---- Source data

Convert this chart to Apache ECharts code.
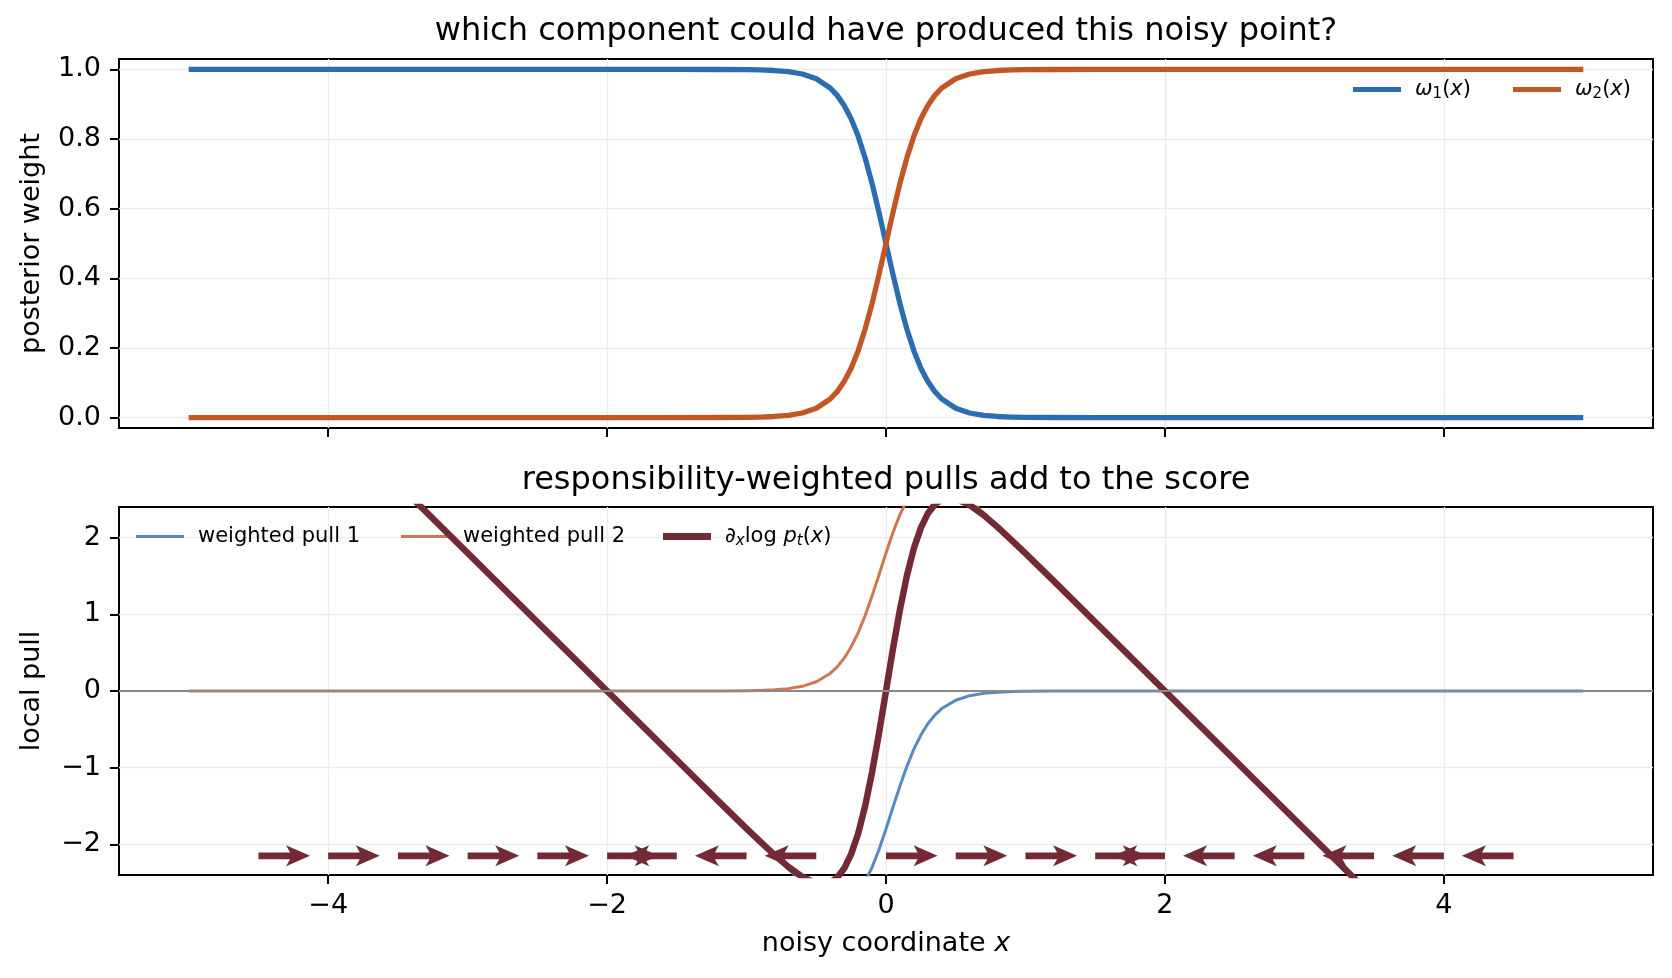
<!DOCTYPE html>
<html>
<head>
<meta charset="utf-8" />
<script src="https://cdn.jsdelivr.net/npm/echarts@6/dist/echarts.min.js"></script>
<style>
  html, body, #main { width: 100%; height: 100%; margin: 0; padding: 0; overflow: hidden; background: #fff; }
</style>
</head>
<body>
<div id="main"></div>
<script>
// shared x samples for every curve
var xs = [-5, -1.5, -1.2, -1.0, -0.9, -0.8, -0.7, -0.6, -0.5, -0.4, -0.35, -0.3, -0.25, -0.2, -0.15, -0.1, -0.05,
          0, 0.05, 0.1, 0.15, 0.2, 0.25, 0.3, 0.35, 0.4, 0.5, 0.6, 0.7, 0.8, 0.9, 1.0, 1.2, 1.5, 5];
// posterior weights
var omega1 = [1, 1, 0.9998, 0.9993, 0.9985, 0.9969, 0.9936, 0.9869, 0.9734, 0.9468, 0.9255, 0.8966, 0.8581, 0.8085, 0.7465, 0.6726, 0.5890,
              0.5, 0.4110, 0.3274, 0.2535, 0.1915, 0.1419, 0.1034, 0.0745, 0.0532, 0.0266, 0.0131, 0.0064, 0.0031, 0.0015, 0.0007, 0.0002, 0, 0];
var omega2 = [0, 0, 0.0002, 0.0007, 0.0015, 0.0031, 0.0064, 0.0131, 0.0266, 0.0532, 0.0745, 0.1034, 0.1419, 0.1915, 0.2535, 0.3274, 0.4110,
              0.5, 0.5890, 0.6726, 0.7465, 0.8085, 0.8581, 0.8966, 0.9255, 0.9468, 0.9734, 0.9869, 0.9936, 0.9969, 0.9985, 0.9993, 0.9998, 1, 1];
// weighted pulls and the score
var pull1 = [5.4, -0.9, -1.440, -1.799, -1.977, -2.153, -2.325, -2.487, -2.628, -2.727, -2.749, -2.744, -2.703, -2.620, -2.486, -2.300, -2.067,
             -1.800, -1.517, -1.238, -0.981, -0.758, -0.575, -0.428, -0.315, -0.229, -0.120, -0.061, -0.031, -0.016, -0.008, -0.004, -0.001, 0, 0];
var pull2 = [0, 0, 0.001, 0.004, 0.008, 0.016, 0.031, 0.061, 0.120, 0.229, 0.315, 0.428, 0.575, 0.758, 0.981, 1.238, 1.517,
             1.800, 2.067, 2.300, 2.486, 2.620, 2.703, 2.744, 2.749, 2.727, 2.628, 2.487, 2.325, 2.153, 1.977, 1.799, 1.440, 0.9, -5.4];
var score = [5.4, -0.9, -1.439, -1.795, -1.969, -2.137, -2.294, -2.426, -2.508, -2.498, -2.434, -2.316, -2.128, -1.862, -1.505, -1.062, -0.550,
             0, 0.550, 1.062, 1.505, 1.862, 2.128, 2.316, 2.434, 2.498, 2.508, 2.426, 2.294, 2.137, 1.969, 1.795, 1.439, 0.9, -5.4];
// arrow row: tail positions and direction of the score there
var arrowX = [-4.5, -4, -3.5, -3, -2.5, -2, -1.5, -1, -0.5, 0, 0.5, 1, 1.5, 2, 2.5, 3, 3.5, 4, 4.5];
var arrowDir = [1, 1, 1, 1, 1, 1, -1, -1, -1, 1, 1, 1, 1, -1, -1, -1, -1, -1, -1];
var arrowRowY = -2.15;
var arrowLength = 0.37;
// ticks
var xTicks = [-4, -2, 0, 2, 4];
var topYTicks = [0, 0.2, 0.4, 0.6, 0.8, 1.0];
var bottomYTicks = [-2, -1, 0, 1, 2];

var FONT = 'DejaVu Sans';
var BLUE = '#2c6cb0', ORANGE = '#c15725', MAROON = '#722b36';
var BLUE_LIGHT = '#5689c0', ORANGE_LIGHT = '#cd7851';

function pairs(ys) { return xs.map(function (x, i) { return [x, ys[i]]; }); }
function minus(v) { return (v < 0 ? '\u2212' : '') + Math.abs(v); }

var legendRich = {
  sp: { width: 9 },
  n: { fontFamily: FONT, fontSize: 21, color: '#000', lineHeight: 24 },
  m: { fontFamily: FONT, fontSize: 21, fontStyle: 'italic', color: '#000', lineHeight: 24 },
  s: { fontFamily: FONT, fontSize: 15, color: '#000', verticalAlign: 'bottom', lineHeight: 14 },
  si: { fontFamily: FONT, fontSize: 15, fontStyle: 'italic', color: '#000', verticalAlign: 'bottom', lineHeight: 14 }
};
var legendText = {
  w1: '{sp| }{m|ω}{s|1}{n|(}{m|x}{n|)}',
  w2: '{sp| }{m|ω}{s|2}{n|(}{m|x}{n|)}',
  p1: '{sp| }{n|weighted pull 1}',
  p2: '{sp| }{n|weighted pull 2}',
  sc: '{sp| }{m|∂}{si|x}{n|log }{m|p}{si|t}{n|(}{m|x}{n|)}'
};
function legendAt(name, left, top, thick, color) {
  return {
    data: [{ name: name, icon: 'rect', itemStyle: { color: color } }],
    left: left, top: top, padding: 0, itemWidth: 48, itemHeight: thick,
    selectedMode: false,
    formatter: function (nm) { return legendText[nm]; },
    textStyle: { rich: legendRich }
  };
}

var chart = echarts.init(document.getElementById('main'), null, { renderer: 'canvas' });

var tickStyle = { show: true, length: 9, lineStyle: { color: '#000', width: 2 } };
var gridLine = { show: true, lineStyle: { color: '#ebebeb', width: 1.3 } };
var labelStyle = { color: '#000', fontFamily: FONT, fontSize: 27 };
var noLine = { show: false, onZero: false };

var option = {
  animation: false,
  backgroundColor: '#fff',
  textStyle: { fontFamily: FONT },
  grid: [
    { left: 119, right: 19, top: 59, bottom: 550, show: true, borderColor: '#000', borderWidth: 2, backgroundColor: 'transparent' },
    { left: 119, right: 19, top: 507, bottom: 103, show: true, borderColor: '#000', borderWidth: 2, backgroundColor: 'transparent' }
  ],
  graphic: [
    { type: 'text', x: 886, y: 32, style: { text: 'which component could have produced this noisy point?', font: '32px "DejaVu Sans"', fill: '#000', align: 'center', verticalAlign: 'middle' } },
    { type: 'text', x: 886, y: 481, style: { text: 'responsibility-weighted pulls add to the score', font: '32px "DejaVu Sans"', fill: '#000', align: 'center', verticalAlign: 'middle' } }
  ],
  legend: [
    legendAt('w1', 1353, 79, 5, BLUE),
    legendAt('w2', 1513, 79, 5, ORANGE),
    legendAt('p1', 136, 526, 3, BLUE_LIGHT),
    legendAt('p2', 401, 526, 3, ORANGE_LIGHT),
    legendAt('sc', 663, 526, 7, MAROON)
  ],
  xAxis: [
    { type: 'value', gridIndex: 0, min: -5.5, max: 5.5, axisLine: noLine,
      axisTick: Object.assign({ customValues: xTicks }, tickStyle),
      axisLabel: { show: false, customValues: xTicks }, splitLine: gridLine },
    { type: 'value', gridIndex: 1, min: -5.5, max: 5.5, axisLine: noLine,
      axisTick: Object.assign({ customValues: xTicks }, tickStyle),
      axisLabel: Object.assign({ customValues: xTicks, margin: 17, formatter: minus }, labelStyle),
      splitLine: gridLine,
      name: '{n|noisy coordinate }{m|x}', nameLocation: 'middle', nameGap: 55,
      nameTextStyle: { rich: {
        n: { fontFamily: FONT, fontSize: 27, color: '#000' },
        m: { fontFamily: FONT, fontSize: 27, fontStyle: 'italic', color: '#000' } } } }
  ],
  yAxis: [
    { type: 'value', gridIndex: 0, min: -0.03, max: 1.03, axisLine: noLine,
      axisTick: Object.assign({ customValues: topYTicks }, tickStyle),
      axisLabel: Object.assign({ customValues: topYTicks, margin: 18, formatter: function (v) { return v.toFixed(1); } }, labelStyle),
      splitLine: gridLine,
      name: 'posterior weight', nameLocation: 'middle', nameGap: 74, nameRotate: 90,
      nameTextStyle: { color: '#000', fontFamily: FONT, fontSize: 27 } },
    { type: 'value', gridIndex: 1, min: -2.4, max: 2.4, axisLine: noLine,
      axisTick: Object.assign({ customValues: bottomYTicks }, tickStyle),
      axisLabel: Object.assign({ customValues: bottomYTicks, margin: 18, formatter: minus }, labelStyle),
      splitLine: gridLine,
      name: 'local pull', nameLocation: 'middle', nameGap: 74, nameRotate: 90,
      nameTextStyle: { color: '#000', fontFamily: FONT, fontSize: 27 } }
  ],
  series: [
    { name: 'w1', type: 'line', xAxisIndex: 0, yAxisIndex: 0, data: pairs(omega1), symbol: 'none',
      color: BLUE, lineStyle: { color: BLUE, width: 5.3, join: 'round' }, z: 3 },
    { name: 'w2', type: 'line', xAxisIndex: 0, yAxisIndex: 0, data: pairs(omega2), symbol: 'none',
      color: ORANGE, lineStyle: { color: ORANGE, width: 5.3, join: 'round' }, z: 3 },
    { name: 'zero', type: 'line', xAxisIndex: 1, yAxisIndex: 1, data: [], symbol: 'none', z: 2,
      markLine: { silent: true, symbol: 'none', label: { show: false },
        lineStyle: { color: '#8a8a8a', width: 2.2, type: 'solid' }, data: [{ yAxis: 0 }] } },
    { name: 'p1', type: 'line', xAxisIndex: 1, yAxisIndex: 1, data: pairs(pull1), symbol: 'none',
      color: BLUE_LIGHT, lineStyle: { color: BLUE_LIGHT, width: 3, join: 'round' }, z: 3 },
    { name: 'p2', type: 'line', xAxisIndex: 1, yAxisIndex: 1, data: pairs(pull2), symbol: 'none',
      color: ORANGE_LIGHT, lineStyle: { color: ORANGE_LIGHT, width: 3, join: 'round' }, z: 3 },
    { name: 'sc', type: 'line', xAxisIndex: 1, yAxisIndex: 1, data: pairs(score), symbol: 'none',
      color: MAROON, lineStyle: { color: MAROON, width: 6.5, join: 'round' }, z: 4 },
    { name: 'arrows', type: 'custom', xAxisIndex: 1, yAxisIndex: 1, z: 5, silent: true,
      data: arrowX.map(function (x, i) { return [x, arrowRowY, arrowDir[i]]; }),
      encode: { x: 0, y: 1 },
      renderItem: function (params, api) {
        var x = api.value(0), y = api.value(1), d = api.value(2);
        var t = api.coord([x, y]);
        var h = api.coord([x + d * arrowLength, y]);
        var s = d > 0 ? 1 : -1;
        var w = 3.4, hw = 10.5, hl = 24, ha = 20;
        var cy = t[1];
        var pts = [
          [t[0], cy - w], [h[0] - s * ha, cy - w], [h[0] - s * hl, cy - hw], [h[0], cy],
          [h[0] - s * hl, cy + hw], [h[0] - s * ha, cy + w], [t[0], cy + w]
        ];
        return { type: 'polygon', shape: { points: pts }, style: { fill: MAROON } };
      } }
  ]
};

chart.setOption(option);
window.addEventListener('resize', function () { chart.resize(); });
</script>
</body>
</html>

--------

Required work
All lines in the data that contain the word "this" should be copied.

Complete answer
Convert this chart to Apache ECharts code.
    { type: 'text', x: 886, y: 32, style: { text: 'which component could have produced this noisy point?', font: '32px "DejaVu Sans"', fill: '#000', align: 'center', verticalAlign: 'middle' } },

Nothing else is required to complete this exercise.